• _Task to carry out_
Isolate every line in the records below with "this" in it.

• _Records shown_

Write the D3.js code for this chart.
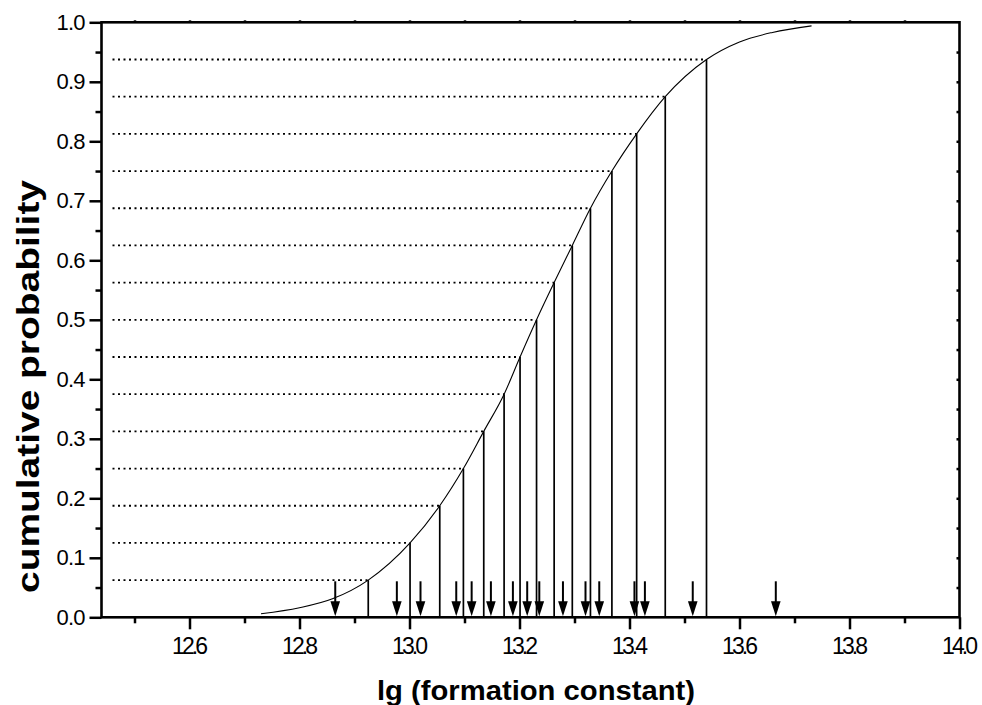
<!DOCTYPE html>
<html>
<head>
<meta charset="utf-8">
<script src="https://cdn.jsdelivr.net/npm/d3@7"></script>
<style>
  body { margin: 0; background: #fff; }
  svg { display: block; font-family: "Liberation Sans", Arial, sans-serif; }
</style>
</head>
<body>
<div id="chart"></div>
<script>
// cumulative levels (dotted lines) and where the fitted curve reaches them
const levels = [0.0625, 0.125, 0.1875, 0.25, 0.3125, 0.375, 0.4375, 0.5,
                0.5625, 0.625, 0.6875, 0.75, 0.8125, 0.875, 0.9375];
const levelX = [12.925, 13.001, 13.055, 13.098, 13.135, 13.172, 13.201, 13.231,
                13.263, 13.296, 13.329, 13.368, 13.413, 13.465, 13.540];

// fitted curve
const curveX = [12.73, 12.80, 12.86].concat(levelX, [13.60, 13.66, 13.731]);
const curveP = [0.006, 0.016, 0.031].concat(levels, [0.967, 0.983, 0.994]);

// measured values (arrows)
const measured = [12.865, 12.977, 13.020, 13.085, 13.113, 13.148, 13.188, 13.214,
                  13.236, 13.279, 13.320, 13.345, 13.409, 13.428, 13.515, 13.666];

const xTicks = [12.6, 12.8, 13.0, 13.2, 13.4, 13.6, 13.8, 14.0];
const xMinor = [12.5, 12.7, 12.9, 13.1, 13.3, 13.5, 13.7, 13.9];
const yTicks = [0, 0.1, 0.2, 0.3, 0.4, 0.5, 0.6, 0.7, 0.8, 0.9, 1.0];
const yMinor = [0.05, 0.15, 0.25, 0.35, 0.45, 0.55, 0.65, 0.75, 0.85, 0.95];
const topTicks = [12.5, 12.6, 12.7, 12.8, 12.9, 13.0, 13.1, 13.2, 13.3, 13.4,
                  13.5, 13.6, 13.7, 13.8, 13.9];
const rightTicks = [0.05, 0.1, 0.15, 0.2, 0.25, 0.3, 0.35, 0.4, 0.45, 0.5,
                    0.55, 0.6, 0.65, 0.7, 0.75, 0.8, 0.85, 0.9, 0.95];

const width = 982, height = 705;
const plotLeft = 101.5, plotRight = 959.5, plotTop = 22.3, plotBottom = 617.3;

const svg = d3.select("#chart").append("svg")
  .attr("width", width)
  .attr("height", height);

const x = d3.scaleLinear().domain([12.44, 14.0]).range([plotLeft, plotRight]);
const y = d3.scaleLinear().domain([0, 1]).range([plotBottom, plotTop]);

// dotted level lines
svg.append("g").selectAll("line")
  .data(levels)
  .join("line")
  .attr("x1", x(12.46))
  .attr("x2", (d, i) => x(levelX[i]))
  .attr("y1", d => y(d))
  .attr("y2", d => y(d))
  .attr("stroke", "#000")
  .attr("stroke-width", 1.8)
  .attr("stroke-dasharray", "2,3.5");

// vertical drop lines
svg.append("g").selectAll("line")
  .data(levels)
  .join("line")
  .attr("x1", (d, i) => x(levelX[i]))
  .attr("x2", (d, i) => x(levelX[i]))
  .attr("y1", y(0))
  .attr("y2", d => y(d))
  .attr("stroke", "#000")
  .attr("stroke-width", 1.7);

// curve
const line = d3.line()
  .x((d, i) => x(curveX[i]))
  .y(d => y(d))
  .curve(d3.curveMonotoneX);

svg.append("path")
  .datum(curveP)
  .attr("fill", "none")
  .attr("stroke", "#000")
  .attr("stroke-width", 1.1)
  .attr("d", line);

// arrows
const arrows = svg.append("g").selectAll("g")
  .data(measured)
  .join("g")
  .attr("transform", d => "translate(" + x(d) + "," + y(0) + ")");

arrows.append("line")
  .attr("y1", -36)
  .attr("y2", -12)
  .attr("stroke", "#000")
  .attr("stroke-width", 2);

arrows.append("path")
  .attr("d", "M-4.8,-16L4.8,-16L0,-1Z")
  .attr("fill", "#000");

// axes
const yAxis = svg.append("g")
  .attr("transform", "translate(" + plotLeft + ",0)")
  .call(d3.axisLeft(y).tickValues(yTicks).tickSize(12).tickPadding(4)
    .tickFormat(d3.format(".1f")));

svg.append("g")
  .attr("transform", "translate(" + plotLeft + ",0)")
  .call(d3.axisLeft(y).tickValues(yMinor).tickSize(6).tickFormat(""));

const xAxis = svg.append("g")
  .attr("transform", "translate(0," + plotBottom + ")")
  .call(d3.axisBottom(x).tickValues(xTicks).tickSize(12).tickPadding(8)
    .tickFormat(d3.format(".1f")));

svg.append("g")
  .attr("transform", "translate(0," + plotBottom + ")")
  .call(d3.axisBottom(x).tickValues(xMinor).tickSize(6).tickFormat(""));

svg.append("g")
  .attr("transform", "translate(0," + plotTop + ")")
  .call(d3.axisTop(x).tickValues(topTicks).tickSize(2).tickFormat(""));

svg.append("g")
  .attr("transform", "translate(" + plotRight + ",0)")
  .call(d3.axisLeft(y).tickValues(rightTicks).tickSize(3).tickFormat(""));

svg.selectAll(".domain").remove();
svg.selectAll(".tick line").attr("stroke", "#000").attr("stroke-width", 2.5);

yAxis.selectAll("text")
  .style("font-size", "22px")
  .attr("fill", "#000")
  .attr("textLength", 29)
  .attr("lengthAdjust", "spacing");

xAxis.selectAll("text")
  .style("font-size", "23px")
  .attr("fill", "#000")
  .attr("textLength", 36)
  .attr("lengthAdjust", "spacing");

// frame
svg.append("rect")
  .attr("x", plotLeft)
  .attr("y", plotTop)
  .attr("width", plotRight - plotLeft)
  .attr("height", plotBottom - plotTop)
  .attr("fill", "none")
  .attr("stroke", "#000")
  .attr("stroke-width", 2.6);

// axis titles
svg.append("text")
  .attr("x", 377)
  .attr("y", 700)
  .style("font-size", "28px")
  .style("font-weight", "bold")
  .attr("textLength", 318)
  .attr("lengthAdjust", "spacingAndGlyphs")
  .text("lg (formation constant)");

svg.append("text")
  .attr("transform", "translate(39,593) rotate(-90)")
  .style("font-size", "31px")
  .style("font-weight", "bold")
  .attr("textLength", 413)
  .attr("lengthAdjust", "spacingAndGlyphs")
  .text("cumulative probability");
</script>
</body>
</html>
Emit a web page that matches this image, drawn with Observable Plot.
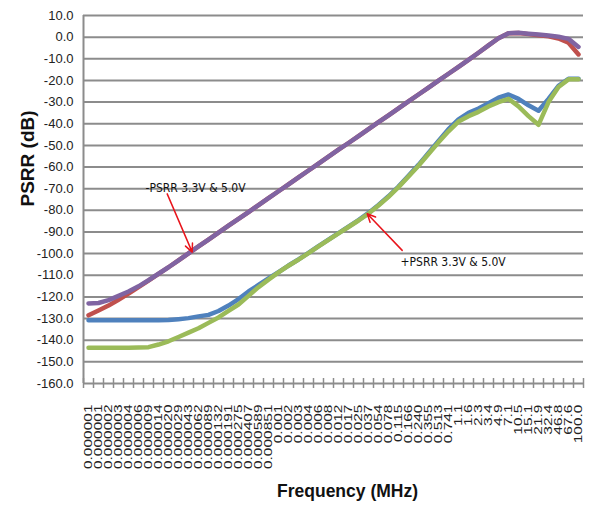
<!DOCTYPE html>
<html><head><meta charset="utf-8">
<script src="https://cdn.jsdelivr.net/npm/d3@7"></script>
<script src="https://cdn.jsdelivr.net/npm/@observablehq/plot@0.6"></script>
<style>
html,body{margin:0;padding:0;background:#fff;}
</style></head><body><div id="chart"></div>
<script>
// Frequency categories (MHz), one per category slot
const freqLabels = ["0.000001","0.000001","0.000002","0.000003","0.000004","0.000006","0.000009","0.000014","0.000020","0.000029",
  "0.000043","0.000062","0.000089","0.000132","0.000191","0.000275","0.000407","0.000589","0.000851","0.001",
  "0.002","0.003","0.004","0.006","0.008","0.012","0.017","0.025","0.037","0.054",
  "0.078","0.115","0.166","0.240","0.355","0.513","0.741","1.1","1.6","2.3",
  "3.4","4.9","7.1","10.5","15.1","21.9","32.4","46.8","67.6","100.0"];

// -PSRR 3.3V (purple)
const negPsrr33 = [-123.0,-122.8,-121.5,-119.5,-117.5,-115.1,-112.3,-109.3,-106.3,-103.1,
  -99.9,-96.7,-93.5,-90.3,-87.1,-84.0,-80.8,-77.6,-74.4,-71.2,
  -68.0,-64.8,-61.6,-58.4,-55.2,-52.0,-48.9,-45.7,-42.5,-39.3,
  -36.1,-32.9,-29.7,-26.5,-23.3,-20.1,-16.9,-13.7,-10.5,-7.2,
  -3.8,-0.5,1.8,2.0,1.6,1.2,0.8,0.2,-0.8,-4.5];
// -PSRR 5.0V (red)
const negPsrr50 = [-128.5,-126.3,-124.0,-121.3,-118.5,-115.5,-112.5,-109.4,-106.3,-103.1,
  -99.9,-96.7,-93.5,-90.3,-87.1,-84.0,-80.8,-77.6,-74.4,-71.2,
  -68.0,-64.8,-61.6,-58.4,-55.2,-52.0,-48.9,-45.7,-42.5,-39.3,
  -36.1,-32.9,-29.7,-26.5,-23.3,-20.1,-16.9,-13.7,-10.5,-7.2,
  -3.8,-0.5,1.8,1.9,1.4,0.9,0.4,-0.6,-2.6,-8.0];
// +PSRR 3.3V (blue)
const posPsrr33 = [-130.8,-130.8,-130.8,-130.8,-130.8,-130.8,-130.8,-130.8,-130.7,-130.3,
  -129.8,-129.0,-128.3,-126.5,-124.0,-121.0,-117.5,-114.5,-111.5,-108.5,
  -105.5,-102.7,-99.7,-96.5,-93.5,-90.5,-87.5,-84.5,-81.2,-77.5,
  -73.5,-69.0,-64.0,-59.0,-53.5,-48.0,-42.5,-38.0,-35.0,-33.0,
  -30.5,-28.0,-26.5,-28.5,-31.5,-34.0,-28.5,-22.5,-19.2,-19.2];
// +PSRR 5.0V (green)
const posPsrr50 = [-143.5,-143.5,-143.5,-143.5,-143.5,-143.4,-143.2,-142.0,-140.5,-138.5,
  -136.5,-134.5,-132.0,-129.5,-126.5,-123.5,-119.5,-115.5,-112.0,-108.7,
  -105.6,-102.8,-99.8,-96.7,-93.7,-90.7,-87.7,-84.7,-81.5,-77.8,
  -73.8,-69.3,-64.4,-59.4,-54.0,-48.6,-43.5,-39.0,-36.5,-34.5,
  -32.0,-30.0,-28.5,-32.0,-36.5,-40.5,-30.0,-23.0,-19.5,-19.5];

const yTicks = [10,0,-10,-20,-30,-40,-50,-60,-70,-80,-90,-100,-110,-120,-130,-140,-150,-160];

const annotationTexts = [
  {label: "-PSRR 3.3V & 5.0V", x: 5.7, y: -69.9},
  {label: "+PSRR 3.3V & 5.0V", x: 31.2, y: -104.0}
];
const annotationArrows = [
  {x1: 7.87, y1: -72.4, x2: 10.37, y2: -99.3},
  {x1: 31.37, y1: -98.5, x2: 27.87, y2: -81.6}
];

const idx = freqLabels.map((d, i) => i);
const boundaries = freqLabels.map((d, i) => i - 0.5).concat([freqLabels.length - 0.5]);
const gridColor = "#8c8c8c";

const series = [
  {values: posPsrr33, color: "#4F81BD"},
  {values: negPsrr50, color: "#C0504D"},
  {values: posPsrr50, color: "#9BBB59"},
  {values: negPsrr33, color: "#8064A2"}
];

const chart = Plot.plot({
  width: 596, height: 514,
  marginLeft: 83, marginRight: 13, marginTop: 15, marginBottom: 131,
  style: {fontFamily: "'Liberation Sans', Arial, sans-serif", background: "#fff", overflow: "visible"},
  x: {type: "linear", domain: [-0.5, freqLabels.length - 0.5], axis: null},
  y: {domain: [-160, 10], axis: null},
  marks: [
    Plot.ruleY(yTicks, {stroke: gridColor, strokeWidth: 2}),
    Plot.ruleX([-0.5], {stroke: gridColor, strokeWidth: 2}),
    Plot.ruleX(boundaries, {x: d => d, y1: -160, y2: -160, insetTop: -5, insetBottom: -5, stroke: gridColor, strokeWidth: 1.5}),
    Plot.axisY(yTicks, {tickFormat: d => d.toFixed(1), tickSize: 0, tickPadding: 10, fontSize: 13, fill: "#222", label: null}),
    Plot.axisX(idx, {tickFormat: i => freqLabels[i], tickRotate: -90, tickSize: 0, tickPadding: 21, fontSize: 10, fill: "#222", label: null}),
    ...series.map(s => Plot.line(s.values, {x: (d, i) => i, y: d => d, stroke: s.color, strokeWidth: 4.5, strokeLinejoin: "round", strokeLinecap: "round"})),
    Plot.arrow(annotationArrows, {x1: "x1", y1: "y1", x2: "x2", y2: "y2", stroke: "#e8141b", strokeWidth: 1.5, headLength: 9, headAngle: 50}),
    Plot.text(annotationTexts, {x: "x", y: "y", text: "label", textAnchor: "start", fontSize: 12, fill: "#111", fontFamily: "'Liberation Sans Narrow', 'DejaVu Sans Condensed', Arial, sans-serif"}),
    Plot.text(["PSRR (dB)"], {frameAnchor: "left", dx: -56, dy: 7, rotate: -90, fontSize: 19, fontWeight: "bold", fill: "#111"}),
    Plot.text(["Frequency (MHz)"], {frameAnchor: "bottom", dx: 14, dy: 113, fontSize: 17.5, fontWeight: "bold", fill: "#111"})
  ]
});

chart.querySelectorAll('g[aria-label="x-axis tick label"] text').forEach(t => {
  const tr = t.getAttribute("transform") || "";
  t.setAttribute("transform", tr + " scale(1.55,1)");
});
document.getElementById("chart").appendChild(chart);
</script>
</body></html>
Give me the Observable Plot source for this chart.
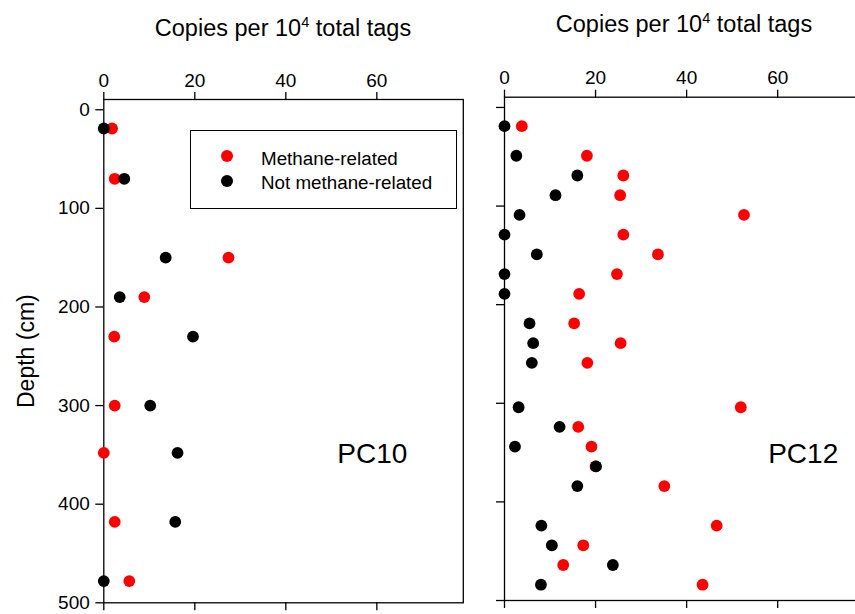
<!DOCTYPE html>
<html>
<head>
<meta charset="utf-8">
<script src="https://cdn.jsdelivr.net/npm/d3@7"></script>
<script src="https://cdn.jsdelivr.net/npm/@observablehq/plot@0.6"></script>
<style>
  body { margin: 0; background: #fff; font-family: Arial, "Liberation Sans", sans-serif; color: #000; }
  #chart { position: relative; width: 855px; height: 614px; overflow: hidden; background: #fff; }
  .panel { position: absolute; top: 0; }
  .panel svg { max-width: none; display: block; }
  .title { position: absolute; font-size: 23.5px; line-height: 1; white-space: nowrap; text-align: center; width: 300px; }
  .title sup { font-size: 0.62em; vertical-align: 0; position: relative; top: -0.62em; }
  .legend { position: absolute; left: 190px; top: 130px; width: 265px; height: 77px; border: 1.3px solid #000; background: #fff; }
  .legend .key { position: absolute; left: 30px; width: 12px; height: 12px; border-radius: 50%; }
  .legend .lab { position: absolute; left: 70px; font-size: 18.8px; line-height: 1; white-space: nowrap; }
</style>
</head>
<body>
<div id="chart"></div>
<script>
// Sediment depth (cm) and abundances (copies per 10^4 total tags)
const depthPC10 = [19, 70, 150, 190, 230, 300, 348, 418, 478];
const methanePC10 = [1.8, 2.4, 27.4, 8.9, 2.3, 2.4, 0, 2.4, 5.6];
const otherPC10 = [0, 4.5, 13.6, 3.5, 19.6, 10.2, 16.2, 15.7, 0];

const depthPC12 = [19, 49, 69, 89, 109, 129, 149, 169, 189, 219, 239, 259, 304, 324, 344, 364, 384, 424, 444, 464, 484];
const methanePC12 = [3.8, 18.1, 26.1, 25.4, 52.6, 26.1, 33.7, 24.7, 16.4, 15.3, 25.5, 18.2, 51.9, 16.2, 19.1, 20, 35.1, 46.6, 17.3, 12.9, 43.5];
const otherPC12 = [0, 2.6, 16.0, 11.2, 3.3, 0, 7.1, 0, 0, 5.5, 6.3, 6.0, 3.1, 12.1, 2.3, 20.1, 16.0, 8.1, 10.4, 23.8, 8.0];

const seriesNames = ["Methane-related", "Not methane-related"];
const seriesColors = ["#ff0000", "#000000"];
const xTicks = [0, 20, 40, 60];
const yTicks = [0, 100, 200, 300, 400, 500];
const xDomain = [0, 79];
const yDomain = [-10.4, 500];
const xTitle = ["Copies per 10", "4", " total tags"];
const yTitle = "Depth (cm)";

const chart = document.getElementById("chart");

function rows(depth, values, series) {
  return depth.map((d, i) => ({depth: d, value: values[i], series}));
}

function panel({name, depth, methane, other, showYLabels, labelAt, left, width, marginLeft, marginTop, marginBottom, marginRight}) {
  const data = [
    ...rows(depth, methane, seriesNames[0]),
    ...rows(depth, other, seriesNames[1])
  ];
  const fig = Plot.plot({
    width, height: 614,
    marginLeft, marginTop, marginBottom, marginRight,
    style: {fontFamily: 'Arial, "Liberation Sans", sans-serif', fontSize: "19px", color: "#000", background: "transparent", overflow: "visible"},
    x: {domain: xDomain},
    y: {domain: yDomain, reverse: true},
    color: {domain: seriesNames, range: seriesColors},
    marks: [
      Plot.frame({stroke: "#000", strokeWidth: 1.3}),
      Plot.axisX({anchor: "top", ticks: xTicks, tickSize: 8, tickPadding: 5, strokeWidth: 1.3, label: null}),
      Plot.axisX({anchor: "bottom", ticks: xTicks, tickSize: 8, tickFormat: () => "", strokeWidth: 1.3, label: null}),
      Plot.axisY({anchor: "left", ticks: yTicks, tickSize: 8, tickPadding: 6, strokeWidth: 1.3, label: null,
                  tickFormat: showYLabels ? (d) => String(d) : () => ""}),
      showYLabels ? Plot.text([yTitle], {frameAnchor: "left", rotate: -90, dx: -77, fontSize: 23, textAnchor: "middle"}) : null,
      Plot.dot(data, {x: "value", y: "depth", fill: "series", r: 5.9}),
      Plot.text([name], {x: () => labelAt[0], y: () => labelAt[1], fontSize: 28, textAnchor: "middle"})
    ]
  });
  const wrap = document.createElement("div");
  wrap.className = "panel";
  wrap.style.left = left + "px";
  wrap.style.width = width + "px";
  wrap.appendChild(fig);
  chart.appendChild(wrap);
}

panel({name: "PC10", depth: depthPC10, methane: methanePC10, other: otherPC10, showYLabels: true,
       labelAt: [59, 349], left: 0, width: 470, marginLeft: 103.3, marginTop: 99, marginBottom: 11.7, marginRight: 7.2});
panel({name: "PC12", depth: depthPC12, methane: methanePC12, other: otherPC12, showYLabels: false,
       labelAt: [65.6, 351], left: 400, width: 474, marginLeft: 104, marginTop: 96.7, marginBottom: 14, marginRight: 10.3});

// Axis titles above each panel
[[133, 16.6], [534, 13.4]].forEach(([l, t]) => {
  const d = document.createElement("div");
  d.className = "title";
  d.style.left = l + "px";
  d.style.top = t + "px";
  d.innerHTML = `${xTitle[0]}<sup>${xTitle[1]}</sup>${xTitle[2]}`;
  chart.appendChild(d);
});

// Legend inside the PC10 panel
const legend = document.createElement("div");
legend.className = "legend";
seriesNames.forEach((s, i) => {
  const k = document.createElement("div");
  k.className = "key";
  k.style.top = (19 + i * 25.3) + "px";
  k.style.background = seriesColors[i];
  legend.appendChild(k);
  const t = document.createElement("div");
  t.className = "lab";
  t.style.top = (18.5 + i * 24.5) + "px";
  t.textContent = s;
  legend.appendChild(t);
});
chart.appendChild(legend);
</script>
</body>
</html>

• _Written response_
Write the D3.js code for this chart.
Emit a web page that matches this image, drawn with Observable Plot.
Give me the Observable Plot source for this chart.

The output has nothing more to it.